Blade length has a bit of impact with heeling from a purely geometric point-of-view. The longer the board the greater the separation between centres of pressure of the rig and board so the greater the heeling moment. But this is highly simplified.

Volume doesn't affect rate of sinkage, waterplane area does. Say you have a barge that is sitting on the water and you add some weight, it will sink a bit. Now take a "narrower" barge of the same length and weight and add the same weight, it will sink more than the first barge.

Sinkage = Weight Added / (Area of Waterplane x Water Density)

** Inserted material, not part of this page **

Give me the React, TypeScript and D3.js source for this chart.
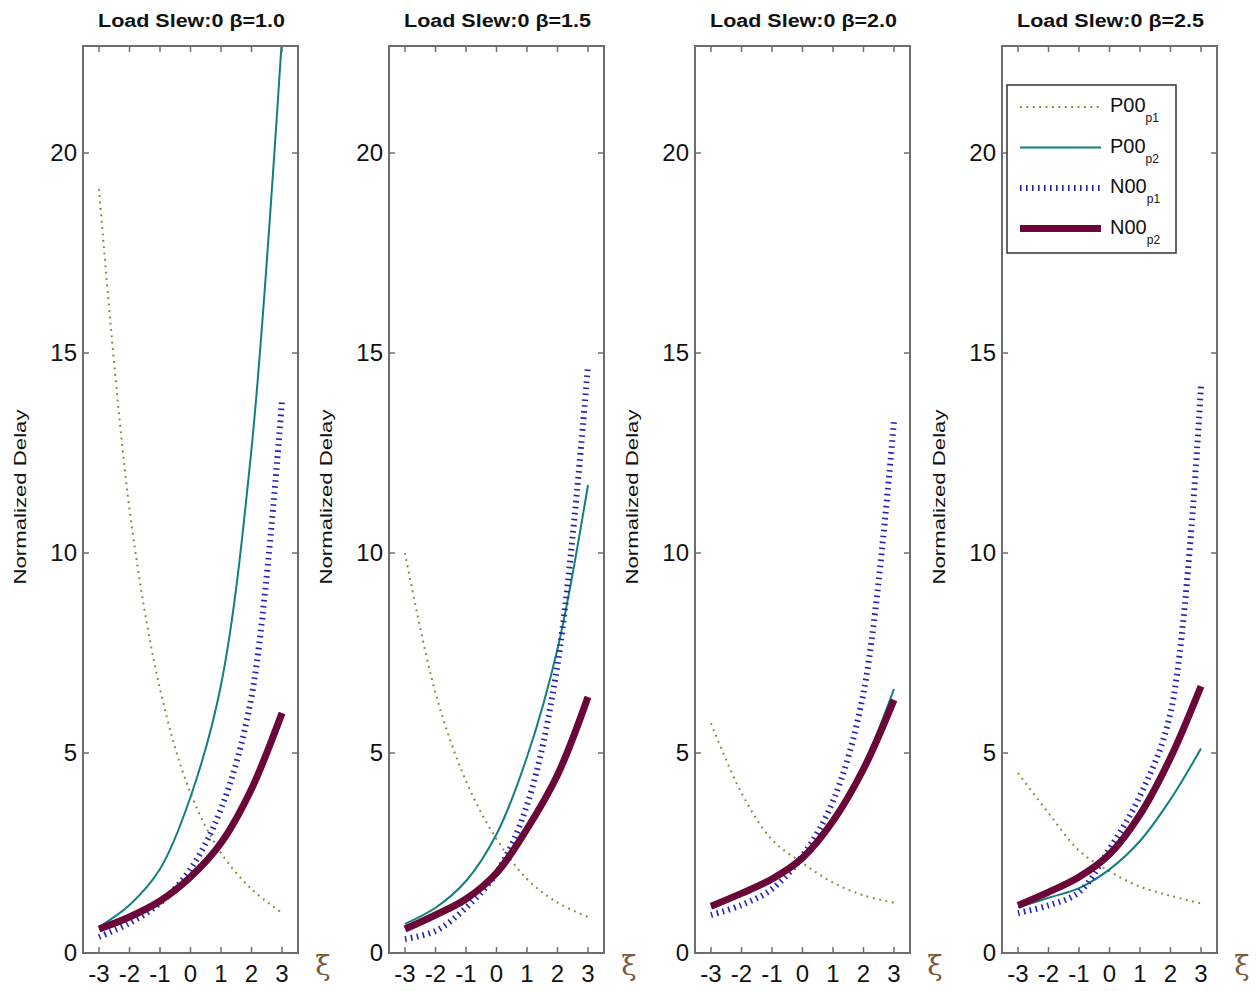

So to get a hull for a F16 out of the water with a Area of Waterplane of approximately 1.5m^2, total weight 260kg and sea water density 1025kg/m^3.

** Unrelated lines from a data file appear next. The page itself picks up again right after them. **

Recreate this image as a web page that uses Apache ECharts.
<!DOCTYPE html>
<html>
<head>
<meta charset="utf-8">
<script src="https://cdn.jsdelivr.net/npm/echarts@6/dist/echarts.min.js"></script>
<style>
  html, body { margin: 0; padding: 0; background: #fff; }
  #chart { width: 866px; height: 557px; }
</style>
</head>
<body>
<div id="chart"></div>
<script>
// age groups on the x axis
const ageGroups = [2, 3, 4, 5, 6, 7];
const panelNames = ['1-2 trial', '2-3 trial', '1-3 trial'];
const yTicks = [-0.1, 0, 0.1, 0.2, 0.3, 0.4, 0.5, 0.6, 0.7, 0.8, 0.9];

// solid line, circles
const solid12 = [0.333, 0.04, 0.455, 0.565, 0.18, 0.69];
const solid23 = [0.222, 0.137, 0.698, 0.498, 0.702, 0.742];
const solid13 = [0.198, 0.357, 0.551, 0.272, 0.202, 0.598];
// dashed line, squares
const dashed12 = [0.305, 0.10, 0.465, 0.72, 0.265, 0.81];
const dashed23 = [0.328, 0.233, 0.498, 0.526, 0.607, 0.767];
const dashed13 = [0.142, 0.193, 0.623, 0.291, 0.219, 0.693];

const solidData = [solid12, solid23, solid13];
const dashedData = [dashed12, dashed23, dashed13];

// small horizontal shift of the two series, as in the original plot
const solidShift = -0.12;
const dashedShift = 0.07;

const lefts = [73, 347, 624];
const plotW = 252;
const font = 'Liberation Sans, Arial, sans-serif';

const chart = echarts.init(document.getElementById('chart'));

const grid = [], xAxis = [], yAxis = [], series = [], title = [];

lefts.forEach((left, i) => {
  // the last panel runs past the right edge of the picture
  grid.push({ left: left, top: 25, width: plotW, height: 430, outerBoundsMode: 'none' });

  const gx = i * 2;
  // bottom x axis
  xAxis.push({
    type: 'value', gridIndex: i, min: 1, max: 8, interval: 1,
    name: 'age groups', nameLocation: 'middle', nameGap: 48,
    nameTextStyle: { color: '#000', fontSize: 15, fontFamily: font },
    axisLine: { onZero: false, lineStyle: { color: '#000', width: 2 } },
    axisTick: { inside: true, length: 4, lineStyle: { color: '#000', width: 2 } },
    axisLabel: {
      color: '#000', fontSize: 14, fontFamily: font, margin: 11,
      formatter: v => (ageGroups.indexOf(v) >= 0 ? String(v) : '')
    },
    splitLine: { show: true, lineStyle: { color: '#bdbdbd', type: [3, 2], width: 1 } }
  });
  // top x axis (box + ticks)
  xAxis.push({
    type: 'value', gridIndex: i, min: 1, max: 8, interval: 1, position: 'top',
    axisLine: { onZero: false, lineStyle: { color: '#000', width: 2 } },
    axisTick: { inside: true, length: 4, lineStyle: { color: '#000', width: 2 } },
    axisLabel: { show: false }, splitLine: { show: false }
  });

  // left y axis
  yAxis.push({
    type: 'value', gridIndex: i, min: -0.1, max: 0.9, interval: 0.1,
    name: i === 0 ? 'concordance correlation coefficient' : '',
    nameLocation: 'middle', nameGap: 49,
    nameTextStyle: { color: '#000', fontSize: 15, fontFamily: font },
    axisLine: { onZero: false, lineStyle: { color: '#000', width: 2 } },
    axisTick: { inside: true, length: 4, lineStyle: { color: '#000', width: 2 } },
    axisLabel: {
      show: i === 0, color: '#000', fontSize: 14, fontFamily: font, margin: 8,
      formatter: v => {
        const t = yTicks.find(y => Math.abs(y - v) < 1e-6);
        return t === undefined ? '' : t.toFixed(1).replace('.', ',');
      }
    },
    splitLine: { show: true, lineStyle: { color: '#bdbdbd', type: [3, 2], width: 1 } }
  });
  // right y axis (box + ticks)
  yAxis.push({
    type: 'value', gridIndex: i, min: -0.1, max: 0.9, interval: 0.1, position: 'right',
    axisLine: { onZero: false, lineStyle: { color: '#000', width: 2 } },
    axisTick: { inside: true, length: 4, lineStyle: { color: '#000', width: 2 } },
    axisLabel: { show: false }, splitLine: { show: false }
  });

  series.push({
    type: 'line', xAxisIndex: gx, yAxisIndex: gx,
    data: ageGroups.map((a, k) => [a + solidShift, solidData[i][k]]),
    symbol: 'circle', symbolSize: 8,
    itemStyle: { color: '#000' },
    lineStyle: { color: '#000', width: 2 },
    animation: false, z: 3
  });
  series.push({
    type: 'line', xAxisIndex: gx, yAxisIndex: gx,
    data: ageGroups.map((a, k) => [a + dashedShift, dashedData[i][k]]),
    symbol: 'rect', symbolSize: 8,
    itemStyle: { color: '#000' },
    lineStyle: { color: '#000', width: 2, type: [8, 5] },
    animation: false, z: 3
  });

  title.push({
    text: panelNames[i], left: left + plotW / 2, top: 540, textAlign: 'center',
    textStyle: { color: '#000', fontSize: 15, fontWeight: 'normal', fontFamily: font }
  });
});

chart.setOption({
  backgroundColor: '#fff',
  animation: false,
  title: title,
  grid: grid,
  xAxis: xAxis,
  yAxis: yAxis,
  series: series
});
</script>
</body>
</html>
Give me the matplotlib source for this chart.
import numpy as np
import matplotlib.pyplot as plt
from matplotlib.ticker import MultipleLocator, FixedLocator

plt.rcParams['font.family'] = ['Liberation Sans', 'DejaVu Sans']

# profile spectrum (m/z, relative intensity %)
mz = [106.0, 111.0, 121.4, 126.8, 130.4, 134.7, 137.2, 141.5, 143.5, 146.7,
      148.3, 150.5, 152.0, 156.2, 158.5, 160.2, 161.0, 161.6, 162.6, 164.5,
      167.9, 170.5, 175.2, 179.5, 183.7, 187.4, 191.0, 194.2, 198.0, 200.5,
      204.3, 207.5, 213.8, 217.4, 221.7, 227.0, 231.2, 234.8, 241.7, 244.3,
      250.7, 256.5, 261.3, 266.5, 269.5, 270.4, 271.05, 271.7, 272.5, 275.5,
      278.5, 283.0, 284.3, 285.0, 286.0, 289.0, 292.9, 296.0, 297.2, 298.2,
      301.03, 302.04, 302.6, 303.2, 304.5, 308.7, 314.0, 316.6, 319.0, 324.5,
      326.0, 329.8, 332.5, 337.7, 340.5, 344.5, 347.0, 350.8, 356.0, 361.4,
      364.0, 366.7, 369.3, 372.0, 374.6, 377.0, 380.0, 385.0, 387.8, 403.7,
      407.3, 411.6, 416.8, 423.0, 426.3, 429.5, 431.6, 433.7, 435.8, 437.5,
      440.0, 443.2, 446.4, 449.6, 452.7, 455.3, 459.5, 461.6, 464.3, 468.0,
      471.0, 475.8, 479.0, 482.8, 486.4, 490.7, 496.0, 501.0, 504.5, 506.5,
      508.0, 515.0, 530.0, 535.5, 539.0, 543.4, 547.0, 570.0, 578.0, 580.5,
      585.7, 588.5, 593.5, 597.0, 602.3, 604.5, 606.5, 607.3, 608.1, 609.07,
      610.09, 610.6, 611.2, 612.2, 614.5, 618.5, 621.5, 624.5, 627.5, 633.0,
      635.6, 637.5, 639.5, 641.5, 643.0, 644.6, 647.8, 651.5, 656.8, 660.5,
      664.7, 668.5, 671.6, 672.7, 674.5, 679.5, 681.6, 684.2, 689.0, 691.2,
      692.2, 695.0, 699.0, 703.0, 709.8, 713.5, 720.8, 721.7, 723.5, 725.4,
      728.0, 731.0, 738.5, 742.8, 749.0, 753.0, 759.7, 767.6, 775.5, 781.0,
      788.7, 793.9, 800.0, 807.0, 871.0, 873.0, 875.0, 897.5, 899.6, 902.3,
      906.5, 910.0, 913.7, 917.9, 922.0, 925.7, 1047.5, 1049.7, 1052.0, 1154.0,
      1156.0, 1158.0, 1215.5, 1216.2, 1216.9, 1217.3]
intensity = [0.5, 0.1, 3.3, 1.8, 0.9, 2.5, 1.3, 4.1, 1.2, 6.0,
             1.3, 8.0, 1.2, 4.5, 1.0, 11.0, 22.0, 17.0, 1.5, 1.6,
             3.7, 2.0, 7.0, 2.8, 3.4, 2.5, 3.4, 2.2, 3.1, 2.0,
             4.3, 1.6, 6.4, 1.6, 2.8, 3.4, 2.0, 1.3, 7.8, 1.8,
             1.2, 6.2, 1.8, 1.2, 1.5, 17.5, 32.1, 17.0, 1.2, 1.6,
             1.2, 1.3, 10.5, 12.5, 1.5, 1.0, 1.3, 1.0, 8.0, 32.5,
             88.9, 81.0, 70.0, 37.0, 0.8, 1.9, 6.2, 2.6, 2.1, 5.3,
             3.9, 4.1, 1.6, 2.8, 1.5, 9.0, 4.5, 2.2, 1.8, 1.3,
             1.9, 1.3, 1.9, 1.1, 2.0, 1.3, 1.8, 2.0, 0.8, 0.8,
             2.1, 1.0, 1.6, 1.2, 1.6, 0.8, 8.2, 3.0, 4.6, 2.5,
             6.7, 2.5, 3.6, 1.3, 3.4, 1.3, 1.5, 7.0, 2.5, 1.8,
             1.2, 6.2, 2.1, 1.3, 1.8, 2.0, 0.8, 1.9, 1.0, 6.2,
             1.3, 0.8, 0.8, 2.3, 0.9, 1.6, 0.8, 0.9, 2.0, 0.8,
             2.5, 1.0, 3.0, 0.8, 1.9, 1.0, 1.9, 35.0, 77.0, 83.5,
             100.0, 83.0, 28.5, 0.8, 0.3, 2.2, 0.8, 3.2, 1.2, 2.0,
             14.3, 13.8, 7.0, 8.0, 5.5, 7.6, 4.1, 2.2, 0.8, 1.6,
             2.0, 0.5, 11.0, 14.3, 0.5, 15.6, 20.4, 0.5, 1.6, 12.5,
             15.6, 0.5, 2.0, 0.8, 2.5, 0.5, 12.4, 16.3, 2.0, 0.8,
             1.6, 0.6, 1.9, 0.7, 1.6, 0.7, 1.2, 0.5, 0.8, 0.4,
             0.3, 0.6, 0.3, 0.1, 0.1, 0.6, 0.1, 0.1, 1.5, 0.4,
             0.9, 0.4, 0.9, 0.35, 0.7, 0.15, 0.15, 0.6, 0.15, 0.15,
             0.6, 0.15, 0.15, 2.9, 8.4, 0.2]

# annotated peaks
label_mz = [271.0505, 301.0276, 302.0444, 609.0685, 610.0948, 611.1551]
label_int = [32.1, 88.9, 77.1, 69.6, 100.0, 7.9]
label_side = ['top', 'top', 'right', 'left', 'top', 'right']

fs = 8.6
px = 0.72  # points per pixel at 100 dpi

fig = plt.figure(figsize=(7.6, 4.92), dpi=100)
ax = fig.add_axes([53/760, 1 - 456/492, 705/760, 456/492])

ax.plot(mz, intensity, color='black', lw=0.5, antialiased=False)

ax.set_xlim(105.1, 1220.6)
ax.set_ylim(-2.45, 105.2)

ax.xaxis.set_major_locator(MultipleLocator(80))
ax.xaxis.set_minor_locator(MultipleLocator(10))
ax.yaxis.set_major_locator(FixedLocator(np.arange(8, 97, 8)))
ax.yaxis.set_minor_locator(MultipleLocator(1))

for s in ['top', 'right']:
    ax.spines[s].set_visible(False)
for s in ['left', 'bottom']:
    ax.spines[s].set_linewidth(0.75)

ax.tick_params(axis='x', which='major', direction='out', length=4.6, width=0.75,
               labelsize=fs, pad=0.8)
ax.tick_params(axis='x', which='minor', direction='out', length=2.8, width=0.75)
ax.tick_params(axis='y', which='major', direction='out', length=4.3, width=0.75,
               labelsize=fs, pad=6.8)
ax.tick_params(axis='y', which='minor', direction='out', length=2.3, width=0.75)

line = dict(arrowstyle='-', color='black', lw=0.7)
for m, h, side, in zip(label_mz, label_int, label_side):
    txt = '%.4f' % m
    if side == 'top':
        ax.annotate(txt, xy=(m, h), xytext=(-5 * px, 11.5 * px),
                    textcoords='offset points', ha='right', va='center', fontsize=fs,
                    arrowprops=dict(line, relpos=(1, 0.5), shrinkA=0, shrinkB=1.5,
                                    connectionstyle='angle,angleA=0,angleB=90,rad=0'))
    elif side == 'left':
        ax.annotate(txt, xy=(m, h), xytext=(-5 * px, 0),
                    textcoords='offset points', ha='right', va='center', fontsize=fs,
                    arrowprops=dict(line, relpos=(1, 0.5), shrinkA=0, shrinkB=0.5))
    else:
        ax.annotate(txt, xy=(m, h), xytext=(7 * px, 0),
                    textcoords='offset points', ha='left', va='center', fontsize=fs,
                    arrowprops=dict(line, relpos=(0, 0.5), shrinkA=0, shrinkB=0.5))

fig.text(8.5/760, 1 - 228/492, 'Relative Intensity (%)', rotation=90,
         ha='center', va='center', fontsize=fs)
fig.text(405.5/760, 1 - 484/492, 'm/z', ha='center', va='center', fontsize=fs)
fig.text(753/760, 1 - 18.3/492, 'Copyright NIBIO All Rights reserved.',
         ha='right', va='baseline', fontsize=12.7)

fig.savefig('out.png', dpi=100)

Sinkage = (260/2) / (1.5 x 1025)
= 0.0846m
= 85mm

With a waterplane area of say 1.2m

Sinkage = (260/2) / (1.2 x 1025)
= 0.1057m
= 106mm

With respect to cats of the same general overall beam and length, they will heel the same angles under the same heeling moment but the one with the "wider" hull won't sink as much so the windward hull will fly slightly earlier. In the above situation, the wider hulled F16 will fly a hull about 0.5 degrees of heel earlier than the "narrow" hull F16.